Dataset content:
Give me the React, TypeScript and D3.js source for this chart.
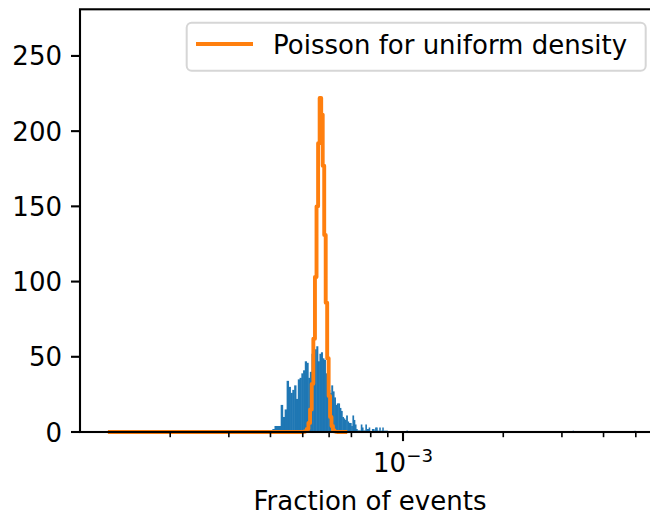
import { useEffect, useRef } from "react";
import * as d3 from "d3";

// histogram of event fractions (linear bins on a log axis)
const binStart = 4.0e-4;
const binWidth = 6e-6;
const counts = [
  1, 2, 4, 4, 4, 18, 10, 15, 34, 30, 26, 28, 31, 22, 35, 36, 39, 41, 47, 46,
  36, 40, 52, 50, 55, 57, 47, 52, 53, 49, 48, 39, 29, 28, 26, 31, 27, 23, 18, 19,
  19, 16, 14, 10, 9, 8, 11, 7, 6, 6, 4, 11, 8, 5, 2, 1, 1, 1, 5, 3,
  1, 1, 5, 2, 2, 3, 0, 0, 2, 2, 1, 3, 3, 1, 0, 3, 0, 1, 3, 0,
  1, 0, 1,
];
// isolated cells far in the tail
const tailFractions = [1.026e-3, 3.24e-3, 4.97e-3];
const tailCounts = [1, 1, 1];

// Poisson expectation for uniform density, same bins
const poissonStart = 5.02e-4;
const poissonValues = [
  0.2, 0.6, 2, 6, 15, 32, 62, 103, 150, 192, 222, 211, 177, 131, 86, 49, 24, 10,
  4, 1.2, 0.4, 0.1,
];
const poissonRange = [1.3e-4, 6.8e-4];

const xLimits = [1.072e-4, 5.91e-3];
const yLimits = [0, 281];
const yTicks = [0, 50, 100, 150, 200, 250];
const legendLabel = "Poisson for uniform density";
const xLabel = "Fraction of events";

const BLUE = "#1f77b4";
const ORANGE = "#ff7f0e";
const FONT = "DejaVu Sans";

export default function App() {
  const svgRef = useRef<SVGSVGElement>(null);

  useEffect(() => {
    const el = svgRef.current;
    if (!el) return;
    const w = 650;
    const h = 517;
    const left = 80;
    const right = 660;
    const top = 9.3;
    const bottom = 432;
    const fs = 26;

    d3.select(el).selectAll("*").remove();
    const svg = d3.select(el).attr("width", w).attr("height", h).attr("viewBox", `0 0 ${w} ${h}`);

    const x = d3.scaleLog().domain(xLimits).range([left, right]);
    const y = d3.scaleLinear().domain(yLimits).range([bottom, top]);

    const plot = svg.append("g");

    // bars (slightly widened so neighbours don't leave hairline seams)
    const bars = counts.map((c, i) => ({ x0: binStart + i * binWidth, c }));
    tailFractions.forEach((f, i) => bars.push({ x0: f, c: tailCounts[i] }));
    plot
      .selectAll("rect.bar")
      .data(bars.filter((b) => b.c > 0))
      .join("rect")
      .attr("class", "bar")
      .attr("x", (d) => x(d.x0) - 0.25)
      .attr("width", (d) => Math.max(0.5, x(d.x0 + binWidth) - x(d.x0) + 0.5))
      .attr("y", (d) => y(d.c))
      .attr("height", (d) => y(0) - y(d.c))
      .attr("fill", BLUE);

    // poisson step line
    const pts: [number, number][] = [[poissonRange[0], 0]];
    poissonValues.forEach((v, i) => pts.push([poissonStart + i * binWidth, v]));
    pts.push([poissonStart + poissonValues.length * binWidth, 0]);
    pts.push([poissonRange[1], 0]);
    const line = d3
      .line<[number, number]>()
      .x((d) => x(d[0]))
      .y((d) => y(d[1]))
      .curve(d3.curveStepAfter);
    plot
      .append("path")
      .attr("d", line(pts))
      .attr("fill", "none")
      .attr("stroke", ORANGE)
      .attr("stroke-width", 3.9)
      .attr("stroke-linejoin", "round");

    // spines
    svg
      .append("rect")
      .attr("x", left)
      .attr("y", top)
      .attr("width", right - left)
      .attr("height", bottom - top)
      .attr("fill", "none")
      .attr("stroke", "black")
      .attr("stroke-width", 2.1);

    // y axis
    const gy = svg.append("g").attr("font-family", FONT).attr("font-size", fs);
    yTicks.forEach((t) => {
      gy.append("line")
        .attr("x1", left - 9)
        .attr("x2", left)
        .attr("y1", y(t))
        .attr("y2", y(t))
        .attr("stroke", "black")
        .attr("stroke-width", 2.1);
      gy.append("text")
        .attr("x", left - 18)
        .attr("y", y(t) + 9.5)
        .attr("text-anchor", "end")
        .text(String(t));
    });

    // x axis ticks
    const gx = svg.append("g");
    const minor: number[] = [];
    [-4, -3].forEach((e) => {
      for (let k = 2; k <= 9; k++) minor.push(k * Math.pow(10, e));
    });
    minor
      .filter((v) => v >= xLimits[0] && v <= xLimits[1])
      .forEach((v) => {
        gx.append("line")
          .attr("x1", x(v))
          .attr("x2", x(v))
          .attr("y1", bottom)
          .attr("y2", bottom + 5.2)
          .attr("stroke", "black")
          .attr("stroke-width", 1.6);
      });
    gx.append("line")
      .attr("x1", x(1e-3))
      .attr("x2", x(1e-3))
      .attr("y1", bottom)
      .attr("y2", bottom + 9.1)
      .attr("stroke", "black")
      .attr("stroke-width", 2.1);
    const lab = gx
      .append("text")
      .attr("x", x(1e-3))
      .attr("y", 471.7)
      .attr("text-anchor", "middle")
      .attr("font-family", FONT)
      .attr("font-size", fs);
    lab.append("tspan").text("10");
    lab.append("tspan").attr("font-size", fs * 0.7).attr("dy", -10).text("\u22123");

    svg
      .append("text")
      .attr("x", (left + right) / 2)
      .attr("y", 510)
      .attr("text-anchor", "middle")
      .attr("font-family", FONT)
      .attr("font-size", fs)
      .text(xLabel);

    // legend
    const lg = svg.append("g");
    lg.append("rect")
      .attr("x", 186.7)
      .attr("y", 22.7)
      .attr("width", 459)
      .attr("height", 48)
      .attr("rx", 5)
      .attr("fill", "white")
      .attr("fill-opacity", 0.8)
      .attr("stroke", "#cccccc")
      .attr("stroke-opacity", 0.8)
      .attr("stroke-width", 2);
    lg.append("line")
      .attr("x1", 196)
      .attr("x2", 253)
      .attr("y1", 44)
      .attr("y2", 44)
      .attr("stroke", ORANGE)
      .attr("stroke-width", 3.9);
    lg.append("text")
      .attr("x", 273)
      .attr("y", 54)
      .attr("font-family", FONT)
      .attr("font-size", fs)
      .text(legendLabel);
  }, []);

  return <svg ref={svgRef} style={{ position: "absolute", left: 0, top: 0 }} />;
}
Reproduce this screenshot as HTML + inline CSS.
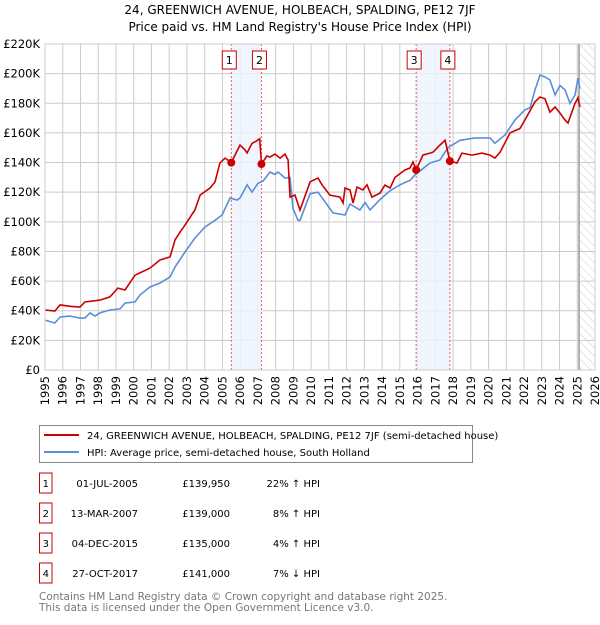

Problem to solve:
Retype all the records shown above, character for character. Omit every picture.

Answer:
Give me the React, TypeScript and D3.js source for this chart.
import { useEffect, useRef } from "react";
import * as d3 from "d3";

// histogram of event fractions (linear bins on a log axis)
const binStart = 4.0e-4;
const binWidth = 6e-6;
const counts = [
  1, 2, 4, 4, 4, 18, 10, 15, 34, 30, 26, 28, 31, 22, 35, 36, 39, 41, 47, 46,
  36, 40, 52, 50, 55, 57, 47, 52, 53, 49, 48, 39, 29, 28, 26, 31, 27, 23, 18, 19,
  19, 16, 14, 10, 9, 8, 11, 7, 6, 6, 4, 11, 8, 5, 2, 1, 1, 1, 5, 3,
  1, 1, 5, 2, 2, 3, 0, 0, 2, 2, 1, 3, 3, 1, 0, 3, 0, 1, 3, 0,
  1, 0, 1,
];
// isolated cells far in the tail
const tailFractions = [1.026e-3, 3.24e-3, 4.97e-3];
const tailCounts = [1, 1, 1];

// Poisson expectation for uniform density, same bins
const poissonStart = 5.02e-4;
const poissonValues = [
  0.2, 0.6, 2, 6, 15, 32, 62, 103, 150, 192, 222, 211, 177, 131, 86, 49, 24, 10,
  4, 1.2, 0.4, 0.1,
];
const poissonRange = [1.3e-4, 6.8e-4];

const xLimits = [1.072e-4, 5.91e-3];
const yLimits = [0, 281];
const yTicks = [0, 50, 100, 150, 200, 250];
const legendLabel = "Poisson for uniform density";
const xLabel = "Fraction of events";

const BLUE = "#1f77b4";
const ORANGE = "#ff7f0e";
const FONT = "DejaVu Sans";

export default function App() {
  const svgRef = useRef<SVGSVGElement>(null);

  useEffect(() => {
    const el = svgRef.current;
    if (!el) return;
    const w = 650;
    const h = 517;
    const left = 80;
    const right = 660;
    const top = 9.3;
    const bottom = 432;
    const fs = 26;

    d3.select(el).selectAll("*").remove();
    const svg = d3.select(el).attr("width", w).attr("height", h).attr("viewBox", `0 0 ${w} ${h}`);

    const x = d3.scaleLog().domain(xLimits).range([left, right]);
    const y = d3.scaleLinear().domain(yLimits).range([bottom, top]);

    const plot = svg.append("g");

    // bars (slightly widened so neighbours don't leave hairline seams)
    const bars = counts.map((c, i) => ({ x0: binStart + i * binWidth, c }));
    tailFractions.forEach((f, i) => bars.push({ x0: f, c: tailCounts[i] }));
    plot
      .selectAll("rect.bar")
      .data(bars.filter((b) => b.c > 0))
      .join("rect")
      .attr("class", "bar")
      .attr("x", (d) => x(d.x0) - 0.25)
      .attr("width", (d) => Math.max(0.5, x(d.x0 + binWidth) - x(d.x0) + 0.5))
      .attr("y", (d) => y(d.c))
      .attr("height", (d) => y(0) - y(d.c))
      .attr("fill", BLUE);

    // poisson step line
    const pts: [number, number][] = [[poissonRange[0], 0]];
    poissonValues.forEach((v, i) => pts.push([poissonStart + i * binWidth, v]));
    pts.push([poissonStart + poissonValues.length * binWidth, 0]);
    pts.push([poissonRange[1], 0]);
    const line = d3
      .line<[number, number]>()
      .x((d) => x(d[0]))
      .y((d) => y(d[1]))
      .curve(d3.curveStepAfter);
    plot
      .append("path")
      .attr("d", line(pts))
      .attr("fill", "none")
      .attr("stroke", ORANGE)
      .attr("stroke-width", 3.9)
      .attr("stroke-linejoin", "round");

    // spines
    svg
      .append("rect")
      .attr("x", left)
      .attr("y", top)
      .attr("width", right - left)
      .attr("height", bottom - top)
      .attr("fill", "none")
      .attr("stroke", "black")
      .attr("stroke-width", 2.1);

    // y axis
    const gy = svg.append("g").attr("font-family", FONT).attr("font-size", fs);
    yTicks.forEach((t) => {
      gy.append("line")
        .attr("x1", left - 9)
        .attr("x2", left)
        .attr("y1", y(t))
        .attr("y2", y(t))
        .attr("stroke", "black")
        .attr("stroke-width", 2.1);
      gy.append("text")
        .attr("x", left - 18)
        .attr("y", y(t) + 9.5)
        .attr("text-anchor", "end")
        .text(String(t));
    });

    // x axis ticks
    const gx = svg.append("g");
    const minor: number[] = [];
    [-4, -3].forEach((e) => {
      for (let k = 2; k <= 9; k++) minor.push(k * Math.pow(10, e));
    });
    minor
      .filter((v) => v >= xLimits[0] && v <= xLimits[1])
      .forEach((v) => {
        gx.append("line")
          .attr("x1", x(v))
          .attr("x2", x(v))
          .attr("y1", bottom)
          .attr("y2", bottom + 5.2)
          .attr("stroke", "black")
          .attr("stroke-width", 1.6);
      });
    gx.append("line")
      .attr("x1", x(1e-3))
      .attr("x2", x(1e-3))
      .attr("y1", bottom)
      .attr("y2", bottom + 9.1)
      .attr("stroke", "black")
      .attr("stroke-width", 2.1);
    const lab = gx
      .append("text")
      .attr("x", x(1e-3))
      .attr("y", 471.7)
      .attr("text-anchor", "middle")
      .attr("font-family", FONT)
      .attr("font-size", fs);
    lab.append("tspan").text("10");
    lab.append("tspan").attr("font-size", fs * 0.7).attr("dy", -10).text("\u22123");

    svg
      .append("text")
      .attr("x", (left + right) / 2)
      .attr("y", 510)
      .attr("text-anchor", "middle")
      .attr("font-family", FONT)
      .attr("font-size", fs)
      .text(xLabel);

    // legend
    const lg = svg.append("g");
    lg.append("rect")
      .attr("x", 186.7)
      .attr("y", 22.7)
      .attr("width", 459)
      .attr("height", 48)
      .attr("rx", 5)
      .attr("fill", "white")
      .attr("fill-opacity", 0.8)
      .attr("stroke", "#cccccc")
      .attr("stroke-opacity", 0.8)
      .attr("stroke-width", 2);
    lg.append("line")
      .attr("x1", 196)
      .attr("x2", 253)
      .attr("y1", 44)
      .attr("y2", 44)
      .attr("stroke", ORANGE)
      .attr("stroke-width", 3.9);
    lg.append("text")
      .attr("x", 273)
      .attr("y", 54)
      .attr("font-family", FONT)
      .attr("font-size", fs)
      .text(legendLabel);
  }, []);

  return <svg ref={svgRef} style={{ position: "absolute", left: 0, top: 0 }} />;
}
Reproduce this screenshot as HTML + inline CSS.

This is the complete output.